Friday, May 25, 2012

Yi Kwang-su Portrait by Billy Childish

Yi Kwang-su
Billy Childish

A Korea Herald article by Lee Woo-young ("British artist brings two celebrated Korean writers into his world," May 24, 2012) caught my attention yesterday, for it introduced me to the British artist Billy Childish, whose painting of the Korean novelist Yi Kwang-su is reproduced above. The article tells us:
The multi-talented British artist Billy Childish sheds new light on . . . Yi Kwang-su . . . at his first exhibition in Seoul . . . . Studying the . . . literary works and life, Childish has translated the . . . artistic agonies into [a portrait] . . . . Childish . . . has captured the suffering [that] the [writer] . . . might have endured during the turbulent years of the late Joseon period and the Japanese colonial era between the late 1890s and 1945.

"Yi Kwang-su's life seems to be very much like that of some important European writers who have been at first uplifted, then dropped for their supposed collaboration with an occupying enemy -- I'm thinking of L.F. Celine, and Knut Hamsun in particular. I love those writers, and Yi Kwang-su seems to be a parallel," Childish said.
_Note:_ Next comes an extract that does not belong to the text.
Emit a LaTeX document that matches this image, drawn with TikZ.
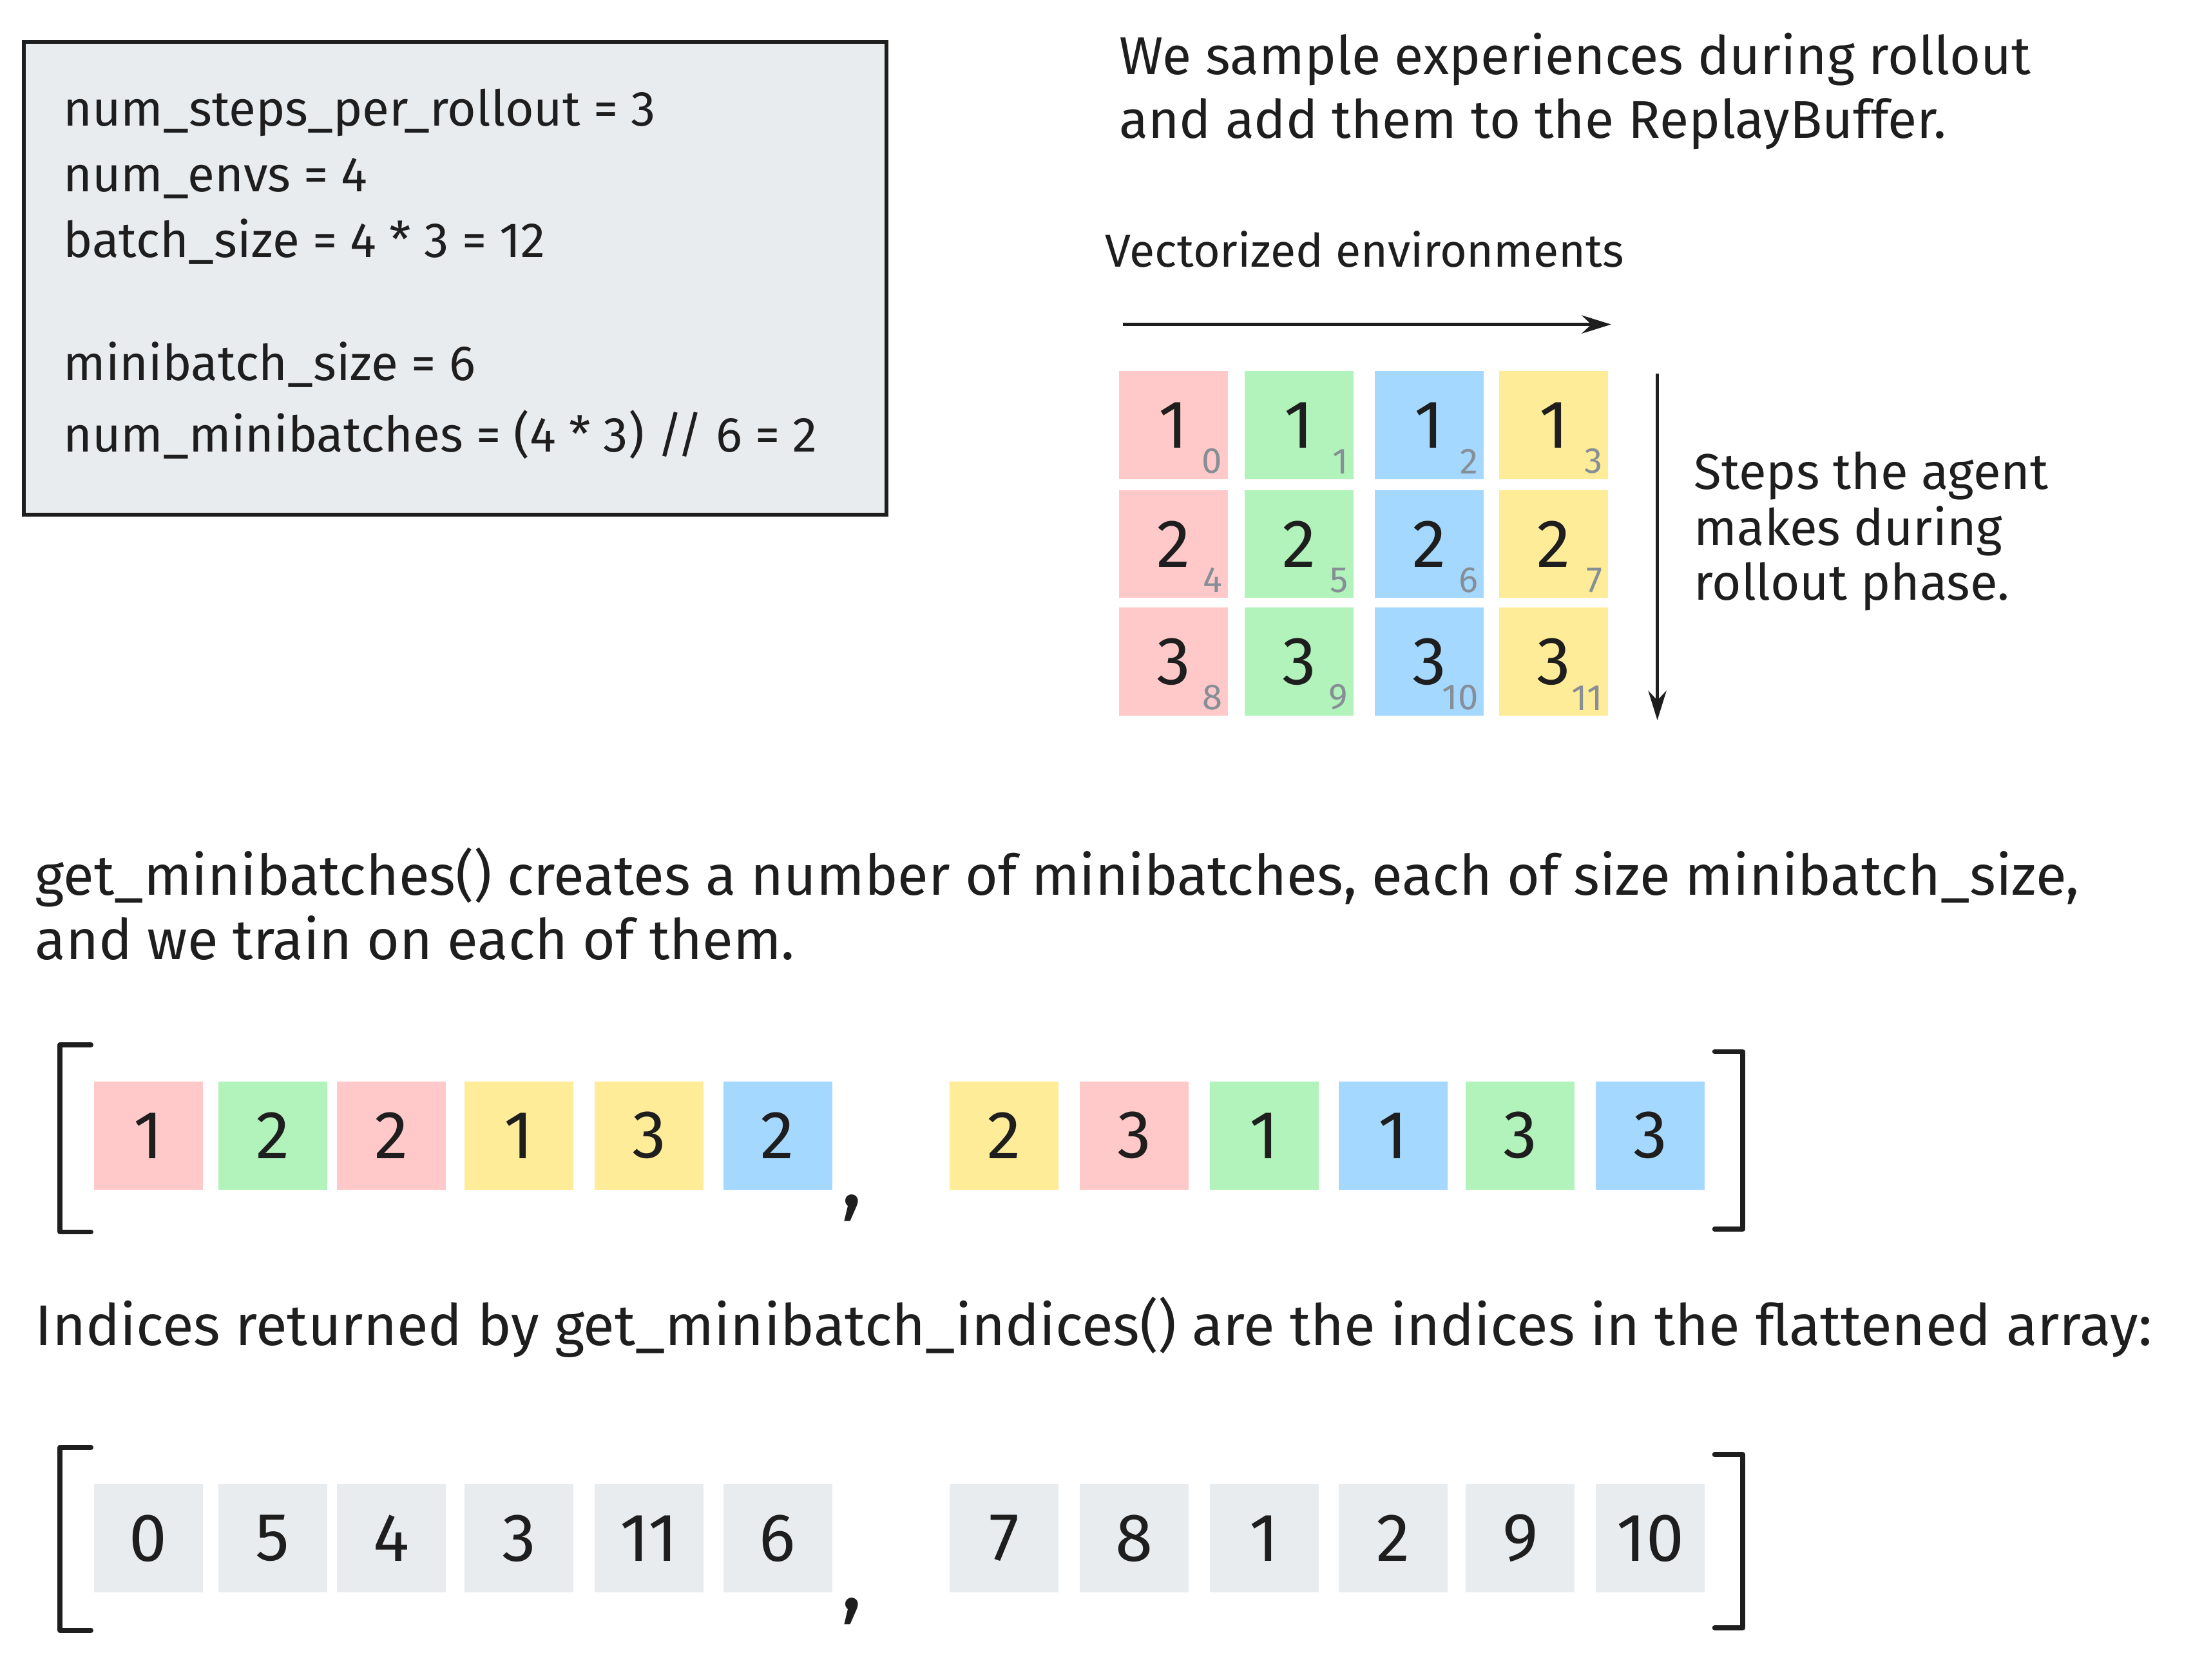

Yi Kwang-su is famous for his novel "Heartless," regarded as Korea's first modern work of fiction. But he was at the same time criticized as pro-Japanese during Japanese rule.
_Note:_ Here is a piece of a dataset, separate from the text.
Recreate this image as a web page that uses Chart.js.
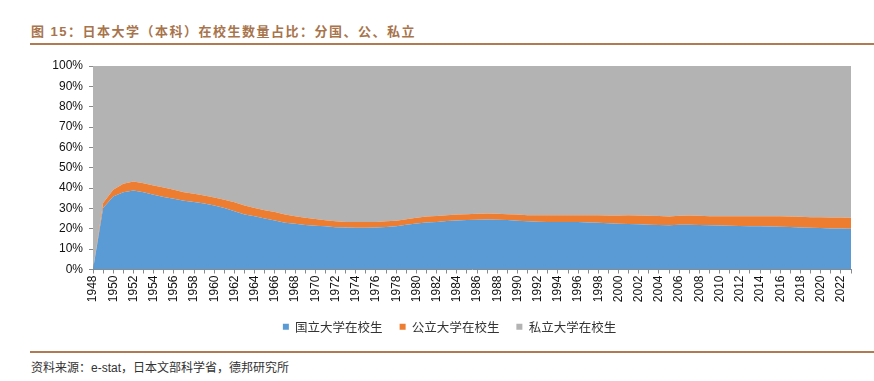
<!DOCTYPE html>
<html><head><meta charset="utf-8">
<script src="https://cdn.jsdelivr.net/npm/chart.js@4"></script>
<style>
html,body{margin:0;padding:0;background:#fff;width:874px;height:381px;overflow:hidden;position:relative;font-family:"Liberation Sans",Arial,"Noto Sans CJK SC",sans-serif;}
#title{position:absolute;left:31px;top:21px;font-size:13px;font-weight:bold;color:#a8744c;letter-spacing:1.5px;font-family:"Liberation Sans","Noto Sans CJK SC",sans-serif;white-space:nowrap;}
.rule{position:absolute;left:30px;width:844px;height:2px;background:#b07b52;}
#src{position:absolute;left:31px;top:358px;font-size:12px;color:#333;letter-spacing:0;font-family:"Liberation Sans","Noto Sans CJK SC",sans-serif;white-space:nowrap;}
#wrap{position:absolute;left:0;top:50px;width:874px;height:295px;}
</style></head>
<body>
<div id="title">图 15：日本大学（本科）在校生数量占比：分国、公、私立</div>
<div class="rule" style="top:43px"></div>
<div id="wrap"><canvas id="c"></canvas></div>
<div class="rule" style="top:351px"></div>
<div id="src">资料来源：e-stat，日本文部科学省，德邦研究所</div>
<script>
const years = [];
for (let y = 1948; y <= 2023; y++) years.push(String(y));

// 国立大学在校生 share (%)
const national = [
 0.0, 30.2, 35.9, 38.0, 38.8, 38.0, 36.7, 35.6, 34.8, 33.8,
 33.2, 32.4, 31.4, 30.2, 28.6, 27.0, 26.2, 25.1, 24.1, 23.0,
 22.5, 21.9, 21.5, 21.2, 20.8, 20.6, 20.5, 20.5, 20.6, 20.9,
 21.3, 22.0, 22.6, 23.1, 23.4, 23.8, 24.1, 24.3, 24.5, 24.6,
 24.5, 24.3, 24.0, 23.7, 23.5, 23.4, 23.3, 23.3, 23.3, 23.1,
 23.0, 22.7, 22.5, 22.4, 22.2, 22.0, 21.9, 21.7, 22.0, 22.0,
 21.9, 21.7, 21.6, 21.5, 21.4, 21.3, 21.2, 21.1, 21.0, 20.9,
 20.7, 20.5, 20.4, 20.2, 20.1, 20.0
];
// 公立大学在校生 share (%)
const publicU = [
 0.0, 2.5, 3.3, 4.1, 4.4, 4.4, 4.6, 4.7, 4.4, 4.2,
 4.0, 4.0, 4.0, 4.1, 4.4, 4.4, 4.0, 4.0, 4.1, 4.0,
 3.7, 3.5, 3.3, 3.0, 2.9, 2.8, 2.8, 2.8, 2.8, 2.8,
 2.7, 2.7, 2.8, 2.9, 2.9, 2.9, 2.9, 2.9, 2.9, 2.9,
 2.9, 2.9, 3.0, 3.0, 3.1, 3.2, 3.3, 3.3, 3.4, 3.5,
 3.6, 3.8, 4.0, 4.2, 4.3, 4.4, 4.4, 4.3, 4.4, 4.5,
 4.5, 4.5, 4.6, 4.7, 4.8, 4.9, 5.0, 5.1, 5.2, 5.2,
 5.2, 5.2, 5.3, 5.3, 5.4, 5.4
];
// 私立大学在校生 share (%) = remainder
const privateU = national.map((v, i) => +(100 - v - publicU[i]).toFixed(1));

const seriesNames = ['国立大学在校生', '公立大学在校生', '私立大学在校生'];
const colors = ['#5b9bd5', '#ed7d31', '#b3b3b3'];

const mk = (label, data, color, fill) => ({
  label, data, backgroundColor: color, borderColor: color, borderWidth: 0,
  pointRadius: 0, fill, tension: 0
});

new Chart(document.getElementById('c'), {
  type: 'line',
  data: {
    labels: years,
    datasets: [
      mk(seriesNames[0], national, colors[0], 'origin'),
      mk(seriesNames[1], publicU, colors[1], '-1'),
      mk(seriesNames[2], privateU, colors[2], '-1')
    ]
  },
  options: {
    responsive: true,
    maintainAspectRatio: false,
    animation: false,
    layout: { padding: { top: 16, right: 23, left: 48, bottom: 2 } },
    plugins: {
      legend: {
        position: 'bottom',
        labels: {
          boxWidth: 6, boxHeight: 6, padding: 17, color: '#333',
          font: { size: 12.5, family: '"Noto Sans CJK SC", sans-serif' }
        }
      },
      tooltip: { enabled: false }
    },
    scales: {
      x: {
        offset: false,
        grid: { display: true, drawOnChartArea: false, drawTicks: true, tickLength: 4, color: '#8a8a8a' },
        border: { display: true, color: '#8a8a8a' },
        ticks: {
          autoSkip: false, maxRotation: 90, minRotation: 90, padding: 2,
          color: '#111', font: { size: 12, family: '"Liberation Sans", Arial, sans-serif' },
          callback: function(v, i) { return i % 2 === 0 ? this.getLabelForValue(v) : ''; }
        },
        afterFit: s => { s.height = 34; }
      },
      y: {
        stacked: true, min: 0, max: 100,
        grid: { display: true, drawOnChartArea: false, drawTicks: true, tickLength: 4, color: '#8a8a8a' },
        border: { display: true, color: '#8a8a8a' },
        ticks: {
          stepSize: 10, padding: 6, color: '#111',
          font: { size: 12, family: '"Liberation Sans", Arial, sans-serif' },
          callback: v => v + '%'
        },
        afterFit: s => { s.width = 45; }
      }
    }
  }
});
</script>
</body></html>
This grabbed my attention because my wife and I translated Yi Kwang-su's novel The Soil on a grant from the Korea Literature Translation Institute (KLTI) over a year ago, and the effort got me interested in this novelist . . . not that I know very much about the man. The exhibition of the portrait and other works by Childish looks interesting, and I might try to go if I can find time by June 3, closing date for the exhibition, "Strange Bravery," at the Gallery Hyundai in Jongno, Seoul.

As for our translation of The Soil, it received some encouraging words from one of the judges, who wrote, "The translator is a master of the English style," but we don't know if any publishers in the States see a market for this novel in the English-speaking world, though the KLTI seeks publishers of novels translated on its grants.